The basic mechanics of this structure is: when pressure is applied to the reins, the hackamore cheek, or 'shank' if you will, rotates the upper structure, hinging off of the noseband. This pull the cheekpiece up and forward, putting pressure on the poll, and the curb chain back and up, putting pressure on the jaw.
The fact that in Image 1, the hackamore cheek is 'fancy,' for lack of a better term, is irrelevant. It doesn't affect where the reins attach in relation to the rest of the mechanism.
Therefore, the shape of the hackamore cheek, for this type of hackamore, largely does not matter.
Now things get interesting!
In Image 3, you'll notice that the cheekpiece and noseband are attached, and the hackamore cheek and curb chain hinge off of it.
This means that when pressure is applied to the reins, the hackamore cheek moves back, pulling the curb chain up, applying pressure to the jaw and nose. There is no pressure on the poll, however, as the noseband and cheekpiece are fixed, and outside of this hinging action.
For this hackamore, the shape of the cheek matters as much as where various straps are in relation to one another. Again, the slight jog in the hackamore cheek is ornamental and inconsequential as it doesn't affect where the rein is in relation to everything else.
Now on to Image 4:
For this hackamore, the shape of the cheek matters a lot. Also, it should be noted that this is known as a little s hackamore, not just your run-o'-the-mill hackamore.
The mechanics of this hackamore are as follows. When pressure is applied to the reins, the entire hackamore cheek hinges up and back. Because of where the cheekpiece is attached, this actually relieves pressure to the poll, while applying pressure to the nose and jaw.
So in conclusion: The shape of the hackamore cheek usually does not affect the action of the hackamore. Get as ornamental as you like. Just look carefully at where all the various straps (noseband, cheekpiece, curb chain, reins) attach in relation to one another, and understand the basic mechanics of such structures.
Aspin, that was a seriously print worthy post. I printed it out and am saving it!
I've been hunting for a little s hackamore, but I can only find affordable ones with the rope nose, and I prefer the padded leather. I didn't want to have to spend $70 dollars to get it, but based on your post and my horse's reaction to the little s, I guess I'm stuck! Though, I suppose $70 for an entire custom-color biothane bridle and hackamore isn't too bad a deal.
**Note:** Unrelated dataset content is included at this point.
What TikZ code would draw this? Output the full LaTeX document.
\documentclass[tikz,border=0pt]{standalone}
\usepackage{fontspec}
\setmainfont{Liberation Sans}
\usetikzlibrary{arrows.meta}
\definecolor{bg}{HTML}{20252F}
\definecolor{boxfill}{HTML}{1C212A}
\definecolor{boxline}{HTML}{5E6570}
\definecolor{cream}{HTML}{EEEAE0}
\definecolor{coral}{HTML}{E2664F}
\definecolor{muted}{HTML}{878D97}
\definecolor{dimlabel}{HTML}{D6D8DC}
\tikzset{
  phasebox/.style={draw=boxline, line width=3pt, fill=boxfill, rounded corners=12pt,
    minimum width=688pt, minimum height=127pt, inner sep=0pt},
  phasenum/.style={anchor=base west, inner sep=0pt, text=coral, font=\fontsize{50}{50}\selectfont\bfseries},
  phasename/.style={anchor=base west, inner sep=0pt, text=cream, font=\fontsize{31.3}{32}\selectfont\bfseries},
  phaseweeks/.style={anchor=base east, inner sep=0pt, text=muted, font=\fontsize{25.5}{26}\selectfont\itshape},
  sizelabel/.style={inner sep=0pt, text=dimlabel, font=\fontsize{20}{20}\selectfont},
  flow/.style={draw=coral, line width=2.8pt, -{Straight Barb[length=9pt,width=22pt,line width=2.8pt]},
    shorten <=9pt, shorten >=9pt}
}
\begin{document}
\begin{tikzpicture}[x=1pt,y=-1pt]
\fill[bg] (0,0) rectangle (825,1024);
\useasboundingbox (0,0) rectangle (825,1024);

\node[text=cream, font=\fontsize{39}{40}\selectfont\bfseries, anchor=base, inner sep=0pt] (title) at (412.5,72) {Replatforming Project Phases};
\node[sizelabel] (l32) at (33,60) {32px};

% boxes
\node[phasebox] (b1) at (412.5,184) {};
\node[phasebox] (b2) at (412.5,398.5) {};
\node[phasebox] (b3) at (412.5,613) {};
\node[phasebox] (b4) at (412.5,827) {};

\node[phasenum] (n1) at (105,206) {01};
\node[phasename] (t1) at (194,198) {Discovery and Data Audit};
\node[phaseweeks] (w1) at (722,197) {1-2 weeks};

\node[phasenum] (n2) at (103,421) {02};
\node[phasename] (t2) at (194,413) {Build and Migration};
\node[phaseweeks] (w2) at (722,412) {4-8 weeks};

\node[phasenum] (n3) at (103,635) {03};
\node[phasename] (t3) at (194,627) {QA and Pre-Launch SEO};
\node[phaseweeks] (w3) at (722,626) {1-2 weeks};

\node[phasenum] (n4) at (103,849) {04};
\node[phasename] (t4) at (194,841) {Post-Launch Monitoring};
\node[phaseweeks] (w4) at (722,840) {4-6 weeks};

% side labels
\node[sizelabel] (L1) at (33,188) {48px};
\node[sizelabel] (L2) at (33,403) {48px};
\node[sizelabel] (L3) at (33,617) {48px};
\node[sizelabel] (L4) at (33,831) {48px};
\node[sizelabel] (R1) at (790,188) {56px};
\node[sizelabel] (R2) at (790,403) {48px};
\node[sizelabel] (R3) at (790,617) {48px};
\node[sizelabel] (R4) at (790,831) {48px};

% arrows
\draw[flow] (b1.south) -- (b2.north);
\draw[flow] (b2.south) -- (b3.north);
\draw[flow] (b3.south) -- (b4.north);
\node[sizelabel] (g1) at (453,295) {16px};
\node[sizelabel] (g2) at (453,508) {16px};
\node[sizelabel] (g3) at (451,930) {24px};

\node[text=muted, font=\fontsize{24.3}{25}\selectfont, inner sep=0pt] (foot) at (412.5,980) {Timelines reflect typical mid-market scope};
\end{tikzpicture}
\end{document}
Those rope-nosed little s hackamore are excessively harsh. A good piece of equipment is really a long-term investement, in this case, in your horse's comfort. If you want a little s, pay the bit extra and get the wide noseband. Here is one on ebay ( Zilco S Hackamore | eBay ) for $50, but I do agree that a full bridle set for $70 is a way better deal. Just ensure that the hackamore cheeks have a round ring for the noseband, and have not just had a rope noseband hacked off. I've seen both.